Bucket of Sparks: 2014

Friday, 28 November 2014

5 reasons why we are happy with AngularJS

I promised a general post about our experiences on sorted.jobs with AngularJS, so here's the view from ten thousand feet, rather than the 50 foot view of other posts.

1. Good for non-designers

In some ways this is more down to Bootstrap, but combine AngularJS, Bootstrap 3 and AngularUI you have a quick and easy way to produce a responsive and dynamic website.

2. Good for non programming web designers

Angular hides most of the Javascript so it makes for easy collaboration between a front end programmer and a designer.

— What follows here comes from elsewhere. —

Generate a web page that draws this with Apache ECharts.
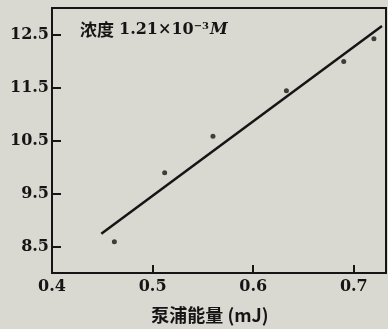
<!DOCTYPE html>
<html>
<head>
<meta charset="utf-8">
<script src="https://cdn.jsdelivr.net/npm/echarts@6/dist/echarts.min.js"></script>
<style>
  html, body { margin: 0; padding: 0; background: #dad9d1; }
  #chart { width: 388px; height: 329px; }
</style>
</head>
<body>
<div id="chart"></div>
<script>
const pumpEnergy = [0.462, 0.512, 0.560, 0.633, 0.690, 0.720];
const measured = [8.59, 9.89, 10.58, 11.44, 11.99, 12.42];
// fitted straight line, two end points
const fitEnergy = [0.449, 0.728];
const fitValue = [8.74, 12.66];
const xTicks = [0.4, 0.5, 0.6, 0.7];
const yTicks = [8.5, 9.5, 10.5, 11.5, 12.5];

const ink = "#151515";
const serif = "DejaVu Serif";

const chart = echarts.init(document.getElementById("chart"), null, { renderer: "canvas" });

chart.setOption({
  animation: false,
  backgroundColor: "#dad9d1",
  title: {
    left: 80,
    top: 21,
    padding: 0,
    text: "{a|浓度} {b|1.21×10}{s|−3}{m|M}",
    textStyle: {
      rich: {
        a: { fontFamily: "Noto Sans CJK SC", fontSize: 17, color: ink },
        b: { fontFamily: serif, fontWeight: "bold", fontSize: 16, color: ink },
        s: { fontFamily: serif, fontSize: 10, color: ink, verticalAlign: "top", padding: [0, 1, 8, 0] },
        m: { fontFamily: serif, fontStyle: "italic", fontSize: 16, color: ink }
      }
    }
  },
  grid: {
    left: 52,
    right: 2,
    top: 8,
    bottom: 55,
    show: true,
    borderColor: ink,
    borderWidth: 2,
    backgroundColor: "transparent"
  },
  xAxis: {
    type: "value",
    min: 0.4,
    max: 0.732,
    name: "泵浦能量 (mJ)",
    nameLocation: "middle",
    nameGap: 33,
    nameTextStyle: {
      fontFamily: "Noto Sans CJK SC",
      fontWeight: "bold",
      fontSize: 18,
      color: ink,
      padding: [0, 18, 0, 0]
    },
    axisLine: { show: true, onZero: false, lineStyle: { color: ink, width: 2 } },
    axisTick: { show: true, inside: true, length: 8, customValues: xTicks.slice(1), lineStyle: { color: ink, width: 2 } },
    axisLabel: {
      customValues: xTicks,
      margin: 6,
      fontFamily: serif,
      fontWeight: "bold",
      fontSize: 16,
      color: ink,
      formatter: (v) => v.toFixed(1)
    },
    splitLine: { show: false }
  },
  yAxis: {
    type: "value",
    min: 8,
    max: 13,
    axisLine: { show: true, onZero: false, lineStyle: { color: ink, width: 2 } },
    axisTick: { show: true, inside: true, length: 9, customValues: yTicks, lineStyle: { color: ink, width: 2 } },
    axisLabel: {
      customValues: yTicks,
      margin: 3,
      fontFamily: serif,
      fontWeight: "bold",
      fontSize: 16,
      color: ink,
      formatter: (v) => v.toFixed(1)
    },
    splitLine: { show: false }
  },
  series: [
    {
      type: "line",
      data: fitEnergy.map((x, i) => [x, fitValue[i]]),
      showSymbol: false,
      lineStyle: { color: ink, width: 2.5 },
      silent: true
    },
    {
      type: "scatter",
      data: pumpEnergy.map((x, i) => [x, measured[i]]),
      symbolSize: 5,
      itemStyle: { color: ink }
    }
  ]
});
</script>
</body>
</html>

Angularjs directives mean that some of the clever bits can be presented to the designer as new HTML tags, which he can manipulate in the same way as other tags.

3. Very clear view seperation

Views live in templates, which are just HTML files, controllers live in javascript controller files and never the twain shall meet. The actual controller function gets specified in an attribute to a <div> or other HTML tag -what could be easier (don't mention $scope)?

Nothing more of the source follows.